Date of Award

Spring 1-1-2016

Document Type

Dissertation

Degree Name

Doctor of Philosophy (PhD)

Department

Linguistics

First Advisor

Andrew J.. Cowell

Second Advisor

Barbara Fox

Third Advisor

Kira Hall

Fourth Advisor

Brenda Schick

Fifth Advisor

Charles Goodwin

Abstract

Arapaho is an Algonquian language with few remaining speakers, but it is well represented in the literature (e.g. Salzmann 1961). The Arapaho dialect of Plains Indian Sign Language has also received a considerable amount of attention (e.g. West 1960). However, there is scant attention to an easily observable property of Arapaho: The manual gestures used by Arapaho speakers are cross-linguistically atypical. The configurations and precision of the gestures, as well as how they are integrated with speech, are much more conventional than what has been reported for other spoken languages. In this dissertation, I take a first step in describing the relationship between gesture and speech in Arapaho, and I use the term 'bimodalism' to underscore the linguistic nature of this relationship.

I also address the problem of how to approach a description of bimodalism. The classic approach to language description has framed researcher interests, methodologies, and documentational techniques in a way that does not motivate an analysis of the linguistic potential that gesture might have together with speech. I therefore use an interactional approach, which has a methodology and theoretical framework that is more sensitive to bimodalism (e.g. Fox 1987; Hanks 1990; Goodwin 1996; Enfield 2003; Blythe 2010).

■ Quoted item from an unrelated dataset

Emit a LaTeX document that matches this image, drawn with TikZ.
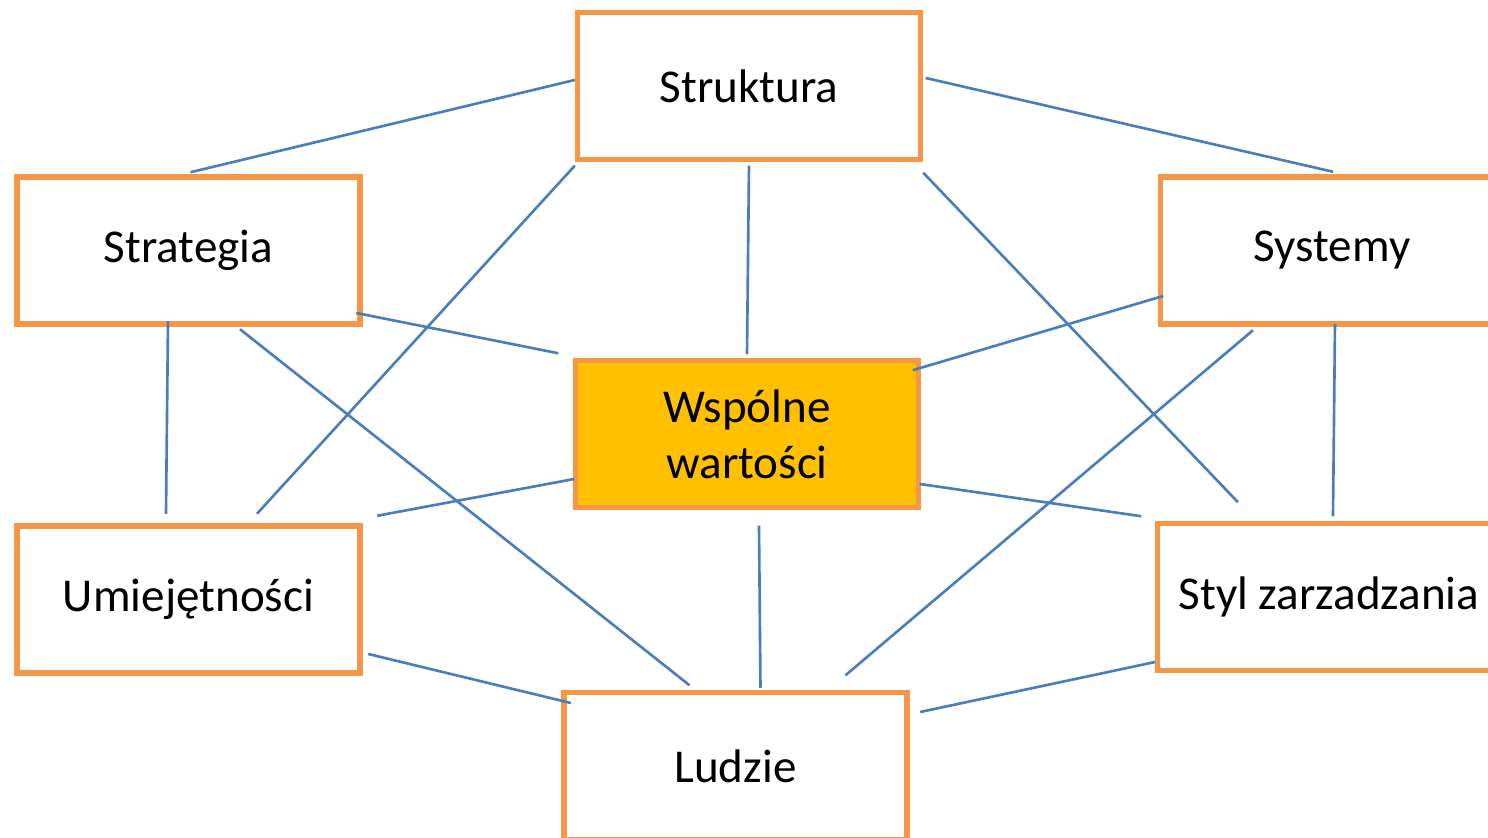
\documentclass[tikz,border=0pt]{standalone}
\usepackage{fontspec}
\setmainfont{Carlito}
\usepackage{tikz}
\usetikzlibrary{positioning,calc}
\usepackage{xcolor}

\definecolor{ramka}{HTML}{F79646}
\definecolor{zloty}{HTML}{FFC000}
\definecolor{linia}{HTML}{4A7EBB}

\begin{document}
\begin{tikzpicture}[
        % Estilos
        box/.style={rectangle, draw=ramka, line width=1.55pt, fill=white, minimum width=3.43cm, minimum height=1.47cm, inner sep=0pt, align=center, font=\fontsize{13.4}{16}\selectfont},
        core/.style={box, fill=zloty},
        link/.style={draw=linia, line width=0.75pt}
    ]
        \useasboundingbox (0,0) rectangle (14.88,8.38);

        % Pierścień siedmiu elementów
        \node (struktura) [box] at (7.49,7.52) {Struktura};
        \node (strategia) [box] at (1.885,5.875) {Strategia};
        \node (systemy) [box] at (13.32,5.875) {Systemy};
        \node (wartosci) [core] at (7.47,4.04) {Wspólne\\wartości};
        \node (umiejetnosci) [box] at (1.885,2.385) {Umiejętności};
        \node (styl) [box] at (13.29,2.41) {Styl zarzadzania};
        \node (ludzie) [box] at (7.355,0.72) {Ludzie};

        % --- Linie połączeń ---

        % Od struktury
        \draw [link] ([shift={(0,0.06)}]struktura.west) -- ([shift={(0.02,0.02)}]strategia.north);
        \draw [link] ([shift={(0.025,0.08)}]struktura.east) -- ([shift={(0.01,0.025)}]systemy.north);
        \draw [link] ([shift={(0,-0.035)}]struktura.south west) -- ([shift={(0.685,0.095)}]umiejetnosci.north);
        \draw [link] ([shift={(0,-0.035)}]struktura.south) -- ([shift={(0,0.035)}]wartosci.north);
        \draw [link] ([shift={(0,-0.105)}]struktura.south east) -- ([shift={(-0.91,0.185)}]styl.north);

        % Od strategii
        \draw [link] ([shift={(-0.065,-0.625)}]strategia.east) -- ([shift={(-0.145,0.045)}]wartosci.north west);
        \draw [link] ([shift={(-0.205,0.055)}]strategia.south) -- ([shift={(-0.225,0.095)}]umiejetnosci.north);
        \draw [link] ([shift={(0.515,-0.025)}]strategia.south) -- ([shift={(-0.46,0.045)}]ludzie.north);

        % Od systemów
        \draw [link] ([shift={(0.055,-0.455)}]systemy.west) -- ([shift={(-0.085,-0.125)}]wartosci.north east);
        \draw [link] ([shift={(-0.79,-0.035)}]systemy.south) -- ([shift={(1.10,0.145)}]ludzie.north);
        \draw [link] ([shift={(0.03,0.025)}]systemy.south) -- ([shift={(0.04,0.045)}]styl.north);

        % Od wspólnych wartości
        \draw [link] ([shift={(0.015,-0.45)}]wartosci.west) -- ([shift={(0.145,0.075)}]umiejetnosci.north east);
        \draw [link] ([shift={(-0.015,-0.5)}]wartosci.east) -- ([shift={(-0.135,0.045)}]styl.north west);
        \draw [link] ([shift={(0.12,-0.155)}]wartosci.south) -- ([shift={(0.25,0.02)}]ludzie.north);

        % Do ludzi
        \draw [link] ([shift={(0.055,-0.545)}]umiejetnosci.east) -- ([shift={(0.095,0.63)}]ludzie.west);
        \draw [link] ([shift={(0.005,-0.65)}]styl.west) -- ([shift={(0.105,0.54)}]ludzie.east);

    \end{tikzpicture}
\end{document}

I build on previous work on Arapaho grammar (notably Cowell and Moss Sr. 2008) by using the interactional approach to examine linguistic reference within Arapaho speakers' spontaneous narratives. I argue that hand pointing and spoken demonstratives are complementary resources that Arapaho storytellers use to signal discourse relevance, which involves the relational statuses and spatial arrangements of the characters in their narratives. I show the depth of the relationship between pointing and demonstratives in Arapaho by examining a bimodal construction that I call the “viewpoint anchoring construction”.